• **What is expected**: The listing below must be repeated word for word, with its images excluded.

• **Dataset content**:
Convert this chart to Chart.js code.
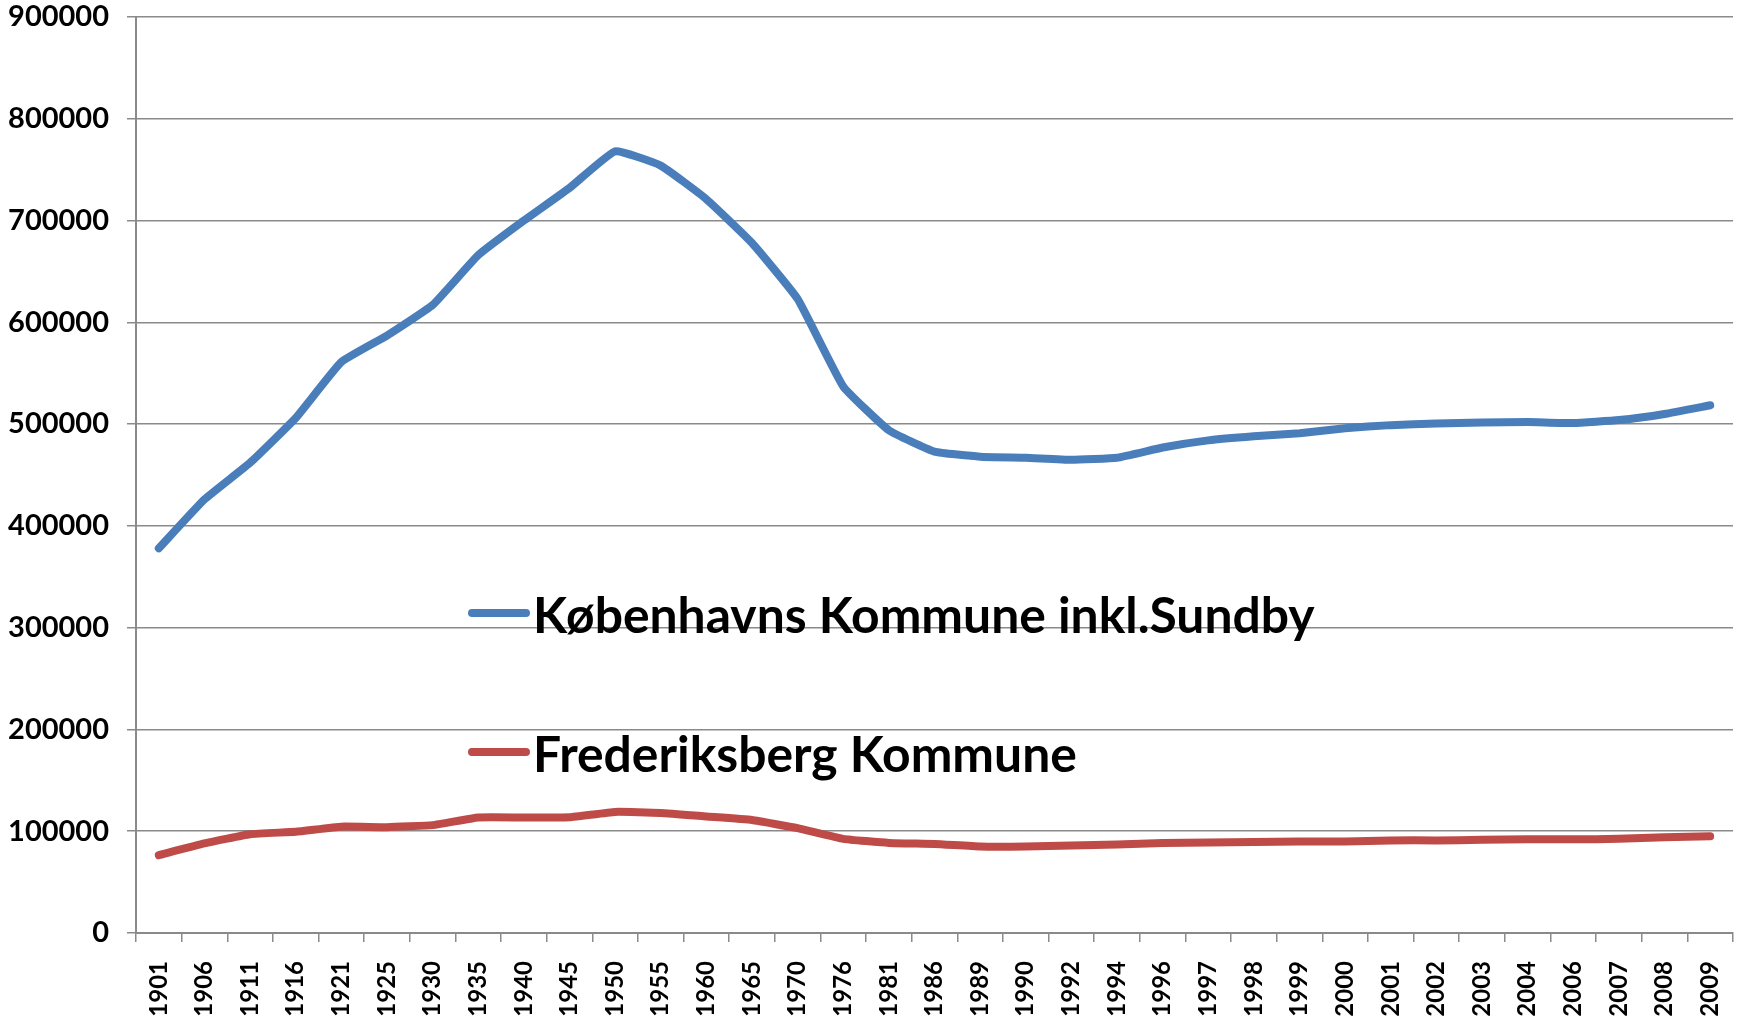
<!DOCTYPE html>
<html>
<head>
<meta charset="utf-8">
<script src="https://cdn.jsdelivr.net/npm/chart.js@4/dist/chart.umd.min.js"></script>
<style>
  html, body { margin: 0; padding: 0; background: #fff; }
  #wrap { width: 1742px; height: 1022px; }
</style>
</head>
<body>
<div id="wrap"><canvas id="chart" width="1742" height="1022"></canvas></div>
<script>
// Befolkning, København og Frederiksberg 1901-2009
const years = ['1901', '1906', '1911', '1916', '1921', '1925', '1930', '1935', '1940', '1945',
    '1950', '1955', '1960', '1965', '1970', '1976', '1981', '1986', '1989', '1990',
    '1992', '1994', '1996', '1997', '1998', '1999', '2000', '2001', '2002', '2003',
    '2004', '2006', '2007', '2008', '2009'];

const kobenhavn = [378000, 426000, 462000, 506000, 561000, 587000, 617000, 666000, 700000, 732000,
    768000, 754000, 721000, 678000, 623000, 537000, 494000, 473000, 468000, 467000,
    465000, 467000, 477000, 484000, 488000, 491000, 496000, 499000, 500500, 501500,
    502000, 501000, 504000, 510000, 518500];

const frederiksberg = [76500, 88000, 97000, 99500, 104500, 104000, 106000, 113500, 113500, 113800,
    119000, 118000, 114500, 111000, 103000, 92500, 88500, 87500, 85000, 85000,
    86000, 87000, 88500, 89000, 89500, 90000, 90000, 91000, 91000, 91500,
    92000, 92000, 92500, 94000, 95000];

const seriesNames = ['Københavns Kommune inkl.Sundby', 'Frederiksberg Kommune'];
const seriesColors = ['#4A7EBB', '#BE4B48'];
const yTicks = [0, 100000, 200000, 300000, 400000, 500000, 600000, 700000, 800000, 900000];

const GRID = '#8a8a8a';
const FONT = 'Lato, "Open Sans", sans-serif';

// legend sits inside the plot, like the original spreadsheet chart
const inlineLegend = {
    id: 'inlineLegend',
    afterDraw(chart) {
        const ctx = chart.ctx;
        const rows = [{ y: 613 }, { y: 752 }];
        const lineX0 = 472, lineX1 = 526, textX = 533, targetW = 781;
        ctx.save();
        ctx.font = 'bold 50px ' + FONT;
        const size = 50 * targetW / ctx.measureText(seriesNames[0]).width;
        ctx.font = 'bold ' + size.toFixed(1) + 'px ' + FONT;
        ctx.textBaseline = 'middle';
        ctx.textAlign = 'left';
        rows.forEach((r, i) => {
            ctx.strokeStyle = seriesColors[i];
            ctx.lineWidth = 8;
            ctx.lineCap = 'round';
            ctx.beginPath();
            ctx.moveTo(lineX0, r.y);
            ctx.lineTo(lineX1, r.y);
            ctx.stroke();
            ctx.fillStyle = '#000';
            ctx.fillText(seriesNames[i], textX, r.y + 4);
        });
        ctx.restore();
    }
};

new Chart(document.getElementById('chart'), {
    type: 'line',
    data: {
        labels: years,
        datasets: [
            { label: seriesNames[0], data: kobenhavn, borderColor: seriesColors[0], backgroundColor: seriesColors[0] },
            { label: seriesNames[1], data: frederiksberg, borderColor: seriesColors[1], backgroundColor: seriesColors[1] }
        ].map(d => Object.assign(d, {
            borderWidth: 8, pointRadius: 0, tension: 0.12, borderCapStyle: 'round', borderJoinStyle: 'round'
        }))
    },
    options: {
        responsive: false,
        animation: false,
        layout: { padding: { top: 17, right: 9, left: 0, bottom: 0 } },
        plugins: { legend: { display: false }, tooltip: { enabled: false } },
        scales: {
            x: {
                offset: true,
                grid: { offset: true, drawOnChartArea: false, color: GRID, lineWidth: 1.5, tickLength: 9 },
                border: { color: GRID, width: 2 },
                ticks: {
                    autoSkip: false, maxRotation: 90, minRotation: 90, padding: 19,
                    color: '#000', font: { family: FONT, weight: 'bold', size: 24 }
                },
                afterFit(s) { s.height = 1022 - 933; s.paddingLeft = 0; s.paddingRight = 0; }
            },
            y: {
                min: 0, max: 900000,
                afterBuildTicks(s) { s.ticks = yTicks.map(v => ({ value: v })); },
                grid: { color: GRID, lineWidth: 1.5, tickLength: 9 },
                border: { color: GRID, width: 2 },
                ticks: {
                    padding: 18, color: '#000',
                    font: { family: FONT, weight: 'bold', size: 29 },
                    callback: v => String(v)
                },
                afterFit(s) { s.width = 136; s.paddingTop = 0; s.paddingBottom = 0; }
            }
        }
    },
    plugins: [inlineLegend]
});
</script>
</body>
</html>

• **Written answer**:
Convert this chart to Chart.js code.
<!DOCTYPE html>
<html>
<head>
<meta charset="utf-8">
<script src="https://cdn.jsdelivr.net/npm/chart.js@4/dist/chart.umd.min.js"></script>
<style>
  html, body { margin: 0; padding: 0; background: #fff; }
  #wrap { width: 1742px; height: 1022px; }
</style>
</head>
<body>
<div id="wrap"><canvas id="chart" width="1742" height="1022"></canvas></div>
<script>
// Befolkning, København og Frederiksberg 1901-2009
const years = ['1901', '1906', '1911', '1916', '1921', '1925', '1930', '1935', '1940', '1945',
    '1950', '1955', '1960', '1965', '1970', '1976', '1981', '1986', '1989', '1990',
    '1992', '1994', '1996', '1997', '1998', '1999', '2000', '2001', '2002', '2003',
    '2004', '2006', '2007', '2008', '2009'];

const kobenhavn = [378000, 426000, 462000, 506000, 561000, 587000, 617000, 666000, 700000, 732000,
    768000, 754000, 721000, 678000, 623000, 537000, 494000, 473000, 468000, 467000,
    465000, 467000, 477000, 484000, 488000, 491000, 496000, 499000, 500500, 501500,
    502000, 501000, 504000, 510000, 518500];

const frederiksberg = [76500, 88000, 97000, 99500, 104500, 104000, 106000, 113500, 113500, 113800,
    119000, 118000, 114500, 111000, 103000, 92500, 88500, 87500, 85000, 85000,
    86000, 87000, 88500, 89000, 89500, 90000, 90000, 91000, 91000, 91500,
    92000, 92000, 92500, 94000, 95000];

const seriesNames = ['Københavns Kommune inkl.Sundby', 'Frederiksberg Kommune'];
const seriesColors = ['#4A7EBB', '#BE4B48'];
const yTicks = [0, 100000, 200000, 300000, 400000, 500000, 600000, 700000, 800000, 900000];

const GRID = '#8a8a8a';
const FONT = 'Lato, "Open Sans", sans-serif';

// legend sits inside the plot, like the original spreadsheet chart
const inlineLegend = {
    id: 'inlineLegend',
    afterDraw(chart) {
        const ctx = chart.ctx;
        const rows = [{ y: 613 }, { y: 752 }];
        const lineX0 = 472, lineX1 = 526, textX = 533, targetW = 781;
        ctx.save();
        ctx.font = 'bold 50px ' + FONT;
        const size = 50 * targetW / ctx.measureText(seriesNames[0]).width;
        ctx.font = 'bold ' + size.toFixed(1) + 'px ' + FONT;
        ctx.textBaseline = 'middle';
        ctx.textAlign = 'left';
        rows.forEach((r, i) => {
            ctx.strokeStyle = seriesColors[i];
            ctx.lineWidth = 8;
            ctx.lineCap = 'round';
            ctx.beginPath();
            ctx.moveTo(lineX0, r.y);
            ctx.lineTo(lineX1, r.y);
            ctx.stroke();
            ctx.fillStyle = '#000';
            ctx.fillText(seriesNames[i], textX, r.y + 4);
        });
        ctx.restore();
    }
};

new Chart(document.getElementById('chart'), {
    type: 'line',
    data: {
        labels: years,
        datasets: [
            { label: seriesNames[0], data: kobenhavn, borderColor: seriesColors[0], backgroundColor: seriesColors[0] },
            { label: seriesNames[1], data: frederiksberg, borderColor: seriesColors[1], backgroundColor: seriesColors[1] }
        ].map(d => Object.assign(d, {
            borderWidth: 8, pointRadius: 0, tension: 0.12, borderCapStyle: 'round', borderJoinStyle: 'round'
        }))
    },
    options: {
        responsive: false,
        animation: false,
        layout: { padding: { top: 17, right: 9, left: 0, bottom: 0 } },
        plugins: { legend: { display: false }, tooltip: { enabled: false } },
        scales: {
            x: {
                offset: true,
                grid: { offset: true, drawOnChartArea: false, color: GRID, lineWidth: 1.5, tickLength: 9 },
                border: { color: GRID, width: 2 },
                ticks: {
                    autoSkip: false, maxRotation: 90, minRotation: 90, padding: 19,
                    color: '#000', font: { family: FONT, weight: 'bold', size: 24 }
                },
                afterFit(s) { s.height = 1022 - 933; s.paddingLeft = 0; s.paddingRight = 0; }
            },
            y: {
                min: 0, max: 900000,
                afterBuildTicks(s) { s.ticks = yTicks.map(v => ({ value: v })); },
                grid: { color: GRID, lineWidth: 1.5, tickLength: 9 },
                border: { color: GRID, width: 2 },
                ticks: {
                    padding: 18, color: '#000',
                    font: { family: FONT, weight: 'bold', size: 29 },
                    callback: v => String(v)
                },
                afterFit(s) { s.width = 136; s.paddingTop = 0; s.paddingBottom = 0; }
            }
        }
    },
    plugins: [inlineLegend]
});
</script>
</body>
</html>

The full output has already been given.